The Genos synthesis engine is also AWM2 sample-playback and AWM2 provides the Organ Flutes vibrato. Organ Flutes does not simulate the one-of-a-kind Hammond vibrato/chorus scanner. The Korg Module “Gospel Organ” voice incorporates C-3 chorus and the AMW2 vibrato just doesn’t cut it (head-to-head comparison). I had to substitute Genos’ V-2 setting and move on.

Simplified, graphical rotary speaker interface

If you want to change the rotary speaker type, you need to dive through the effect setting button at the top of the Organ Flutes screen. After selecting the insertion effect, Genos displays a skeuomorphic (graphical) rotary speaker cabinet with a few knobs. In the screenshot above, we get rotary speed, horn and rotor balance, and microphone left/right angle. Like many (most?) rotary speaker simulations, the rotary effect emulates the sound of a mic’d up, stereo recording of a Leslie, not a horn and rotor moving air in a room.

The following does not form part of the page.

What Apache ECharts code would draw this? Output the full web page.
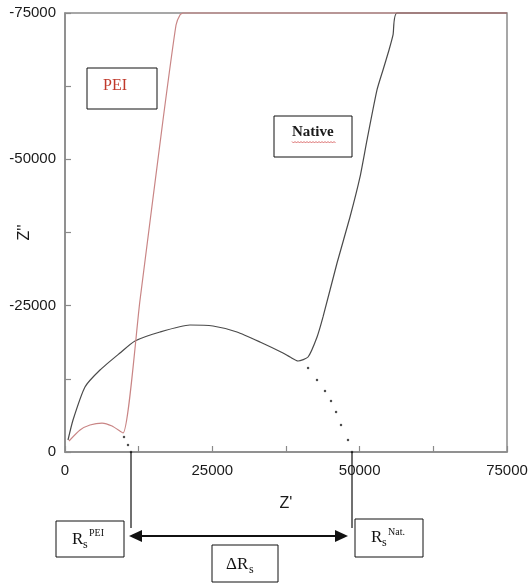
<!DOCTYPE html>
<html><head><meta charset="utf-8">
<script src="https://cdn.jsdelivr.net/npm/echarts@6/dist/echarts.min.js"></script>
<style>html,body{margin:0;padding:0;background:#fff}#c{width:531px;height:584px}</style>
</head><body><div id="c"></div>
<script>
// Native curve (Z', Z'')
const nativeZre = [510, 1360, 3390, 5940, 9330, 11880, 16120, 21210, 25110, 29180, 33090, 36990, 38180, 39540, 41240, 42770, 43780, 46160, 48360, 50060, 51250, 52940, 53960, 54980, 55660, 56340, 75000];
const nativeZim = [-2050, -5470, -11110, -14010, -16910, -18960, -20500, -21700, -21530, -20500, -18790, -16910, -16230, -15550, -16230, -19650, -23070, -32290, -40150, -46990, -53310, -61850, -65270, -68680, -71250, -75000, -75000];
// PEI curve
const peiZre = [680, 2550, 4240, 6280, 7980, 9840, 12730, 16630, 18840, 19510, 20020, 75000];
const peiZim = [-1880, -3760, -4610, -4950, -4440, -3250, -25970, -56720, -72950, -74660, -75000, -75000];
// dotted extrapolations
const nativeExtZre = [41240, 42760, 44120, 45140, 45990, 46830, 48020, 48700];
const nativeExtZim = [-14350, -12300, -10420, -8710, -6830, -4610, -2050, 0];
const peiExtZre = [10010, 10690, 11200];
const peiExtZim = [-2560, -1200, 0];
// Rs intercepts
const RsPEI = 11200;
const RsNat = 48700;
const xTickLabels = ['0', '25000', '50000', '75000'];
const yTickLabels = ['-75000', '-50000', '-25000', '0'];

const zip = (a, b) => a.map((v, i) => [v, b[i]]);
const chart = echarts.init(document.getElementById('c'), null, {renderer: 'canvas'});
const axisCol = '#8a8a8a';
const labelStyle = {color: '#1a1a1a', fontSize: 15, fontFamily: 'Liberation Sans, Arial, sans-serif'};

chart.setOption({
  animation: false,
  backgroundColor: '#fff',
  grid: {left: 65, right: 24, top: 13, bottom: 132, containLabel: false, outerBoundsMode: 'none',
         show: true, borderColor: axisCol, borderWidth: 1.5, backgroundColor: 'transparent'},
  xAxis: {
    type: 'value', min: 0, max: 75000, interval: 12500,
    name: "Z'", nameLocation: 'middle', nameGap: 44, nameMoveOverlap: false,
    nameTextStyle: {color: '#1a1a1a', fontSize: 16, fontFamily: 'Liberation Sans, Arial, sans-serif'},
    axisLine: {show: true, lineStyle: {color: axisCol, width: 1.5}},
    axisTick: {show: true, inside: true, length: 6, lineStyle: {color: axisCol, width: 1.2}},
    splitLine: {show: false},
    axisLabel: Object.assign({margin: 11, formatter: v => xTickLabels.includes(String(v)) ? String(v) : ''}, labelStyle)
  },
  yAxis: {
    type: 'value', min: -75000, max: 0, interval: 12500, inverse: true,
    name: "Z''", nameLocation: 'middle', nameGap: 32, nameRotate: 90, nameMoveOverlap: false,
    nameTextStyle: {color: '#1a1a1a', fontSize: 16, fontFamily: 'Liberation Sans, Arial, sans-serif'},
    axisLine: {show: true, lineStyle: {color: axisCol, width: 1.5}},
    axisTick: {show: true, inside: true, length: 6, lineStyle: {color: axisCol, width: 1.2}},
    splitLine: {show: false},
    axisLabel: Object.assign({margin: 9, formatter: v => yTickLabels.includes(String(v)) ? String(v) : ''}, labelStyle)
  },
  series: [
    {type: 'line', data: zip(peiZre, peiZim), showSymbol: false, smooth: 0.2, clip: false,
     lineStyle: {color: '#c98585', width: 1.2}, z: 3},
    {type: 'line', data: zip(nativeZre, nativeZim), showSymbol: false, smooth: 0.2, clip: false,
     lineStyle: {color: '#4a4a4a', width: 1.2}, z: 2},
    {type: 'scatter', data: zip(nativeExtZre, nativeExtZim), symbolSize: 2.5, itemStyle: {color: '#222'}},
    {type: 'scatter', data: zip(peiExtZre, peiExtZim), symbolSize: 2.5, itemStyle: {color: '#222'}}
  ]
});

const p1 = chart.convertToPixel({gridIndex: 0}, [RsPEI, 0]);
const p2 = chart.convertToPixel({gridIndex: 0}, [RsNat, 0]);
const x1 = p1[0], x2 = p2[0], y0 = p1[1];
const ay = 536;
const serif = 'Liberation Serif, DejaVu Serif, serif';

function box(x, y, w, h) {
  return {type: 'rect', shape: {x: x, y: y, width: w, height: h}, style: {fill: '#fff', stroke: '#111', lineWidth: 1}, z: 10};
}
function txt(x, y, s, size, color, weight) {
  return {type: 'text', x: x, y: y, z: 11, style: {text: s, fontSize: size, fontFamily: serif, fill: color || '#111', fontWeight: weight || 'normal', align: 'left', verticalAlign: 'middle'}};
}
// wavy underline for "Native"
const wave = [];
for (let x = 292, k = 0; x <= 336; x += 1.5, k++) wave.push([x, 142 + (k % 2 ? 1 : -0.5)]);

const g = [
  {type: 'line', shape: {x1: x1, y1: y0, x2: x1, y2: 528}, style: {stroke: '#111', lineWidth: 1.2}, z: 10},
  {type: 'line', shape: {x1: x2, y1: y0, x2: x2, y2: 528}, style: {stroke: '#111', lineWidth: 1.2}, z: 10},
  {type: 'line', shape: {x1: x1 + 8, y1: ay, x2: x2 - 8, y2: ay}, style: {stroke: '#111', lineWidth: 2}, z: 10},
  {type: 'polygon', shape: {points: [[x1 - 2, ay], [x1 + 11, ay - 6], [x1 + 11, ay + 6]]}, style: {fill: '#111'}, z: 10},
  {type: 'polygon', shape: {points: [[x2 - 4, ay], [x2 - 17, ay - 6], [x2 - 17, ay + 6]]}, style: {fill: '#111'}, z: 10},
  // PEI label box
  box(87, 68, 70, 41), txt(103, 86, 'PEI', 16, '#c0392b'),
  // Native label box
  box(274, 116, 78, 41), txt(292, 132, 'Native', 15, '#1a1a1a', 'bold'),
  {type: 'polyline', shape: {points: wave}, style: {stroke: '#d04a4a', lineWidth: 0.8, fill: null}, z: 11},
  // Rs PEI
  box(56, 521, 68, 36), txt(72, 540, 'R', 17), txt(83, 545, 's', 12), txt(89, 533, 'PEI', 10),
  // Rs Nat
  box(355, 519, 68, 38), txt(371, 538, 'R', 17), txt(382, 543, 's', 12), txt(388, 532, 'Nat.', 10),
  // Delta Rs
  box(212, 545, 66, 37), txt(226, 565, 'ΔR', 17), txt(249, 570, 's', 12)
];
chart.setOption({graphic: {elements: g}});
</script>
</body></html>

Additional rotary speaker (DSP) parameters are changed by tapping the “Detail” button in the lower right corner. deep-diving reveals a few more deficiencies:

  • Missing parameters due to a limitation on the number of DSP effect parameters (16 parameters maximum)
  • Only one insert effect (typically the rotary speaker)
  • Volume control is post-effect and does not affect overdrive

Here is a little more information about each issue.

First page of rotary speaker parameters

At heart, the Genos (PSR, Tyros) sound engine implements the Yamaha XG synthesis and effects architecture. The XG architecture allows up to sixteen (!6) parameters per DSP effect unit. Unfortunately, Yamaha’s DSP engineers are creating effect algorithms (AKA “effect types”) with more than sixteen parameters! The MODX ROTARY SPEAKER 2 algorithm has eighteen (18) parameters. The Genos REAL ROTARY effect type is the same algorithm as MODX. However, only 16 parameters are accessible or stored on Genos. The two missing REAL ROTARY parameters are:

  • Slow-Fast Time of Rotor
  • Fast-Slow Time of Rotor

You cannot change these rotor ramp times on Genos, yet, you can change them on MODX.

This issues affects the Genos UNI COMP compressor algorithm (MODX: UNIVERSAL COMPRESSOR DOWN). Dare I mention the inability to specify a side-chain part, too? People are trying to create EDM on arrangers.

The XG architecture allows only one insert effect per part. The Organ Flutes insertion effect is typically a rotary speaker simulator. The MODX effect architecture, on the other hand, allows two insert effects per part. Yamaha synths take advantage of the second insert effect to add overdrive or vintage EQ:

  • Rotary speaker 1 Multi FX (Distortion Solo)
  • Rotary speaker 2 VCM 501 EQ (Flat)
  • Amp Simulator 3 (Tube) VCM 501 (Flat)
  • Amp Simulator 1 (Stack 2) Rotary Speaker 1
  • VCM 501 EQ (Flat) Rotary Speaker 1

The rotary speaker drive alone is not enough to warm up the basic sound nor is it enough to get a sweet, realistic overdrive with guts. I experimented with the Genos REAL ROTARY effect and got some very squirelly results at high drive levels. The algorithm can be pushed in unexpected, undesirable ways while searching for true funk.

Unlike a real Hammond/Leslie combination, the Genos expression pedal controls post-effect part volume. This is like putting the volume control after the Leslie speaker. A Hammond B-3 pedal controls the level into the Leslie pre-amp. Thus, the pre-amp frequency characteristics and overdrive track the Hammond pedal. The Yamaha YC61 modeling gets this right. Putting the volume pedal before the pre-amp lets the player get clean or dirty in the same way a guitarist uses picking and/or the guitar volume knob to distort or clean up their tone.

If the Genos developers must work around the XG architecture, they should consider a new effect algorithm that combines overdrive with the rotary speaker simulation. The algorithm should allow foot pedal control over the Leslie pre-amp input level. Genos and other PSRs allow wah pedal control, so they obviously know how to achieve this capability within the current architecture.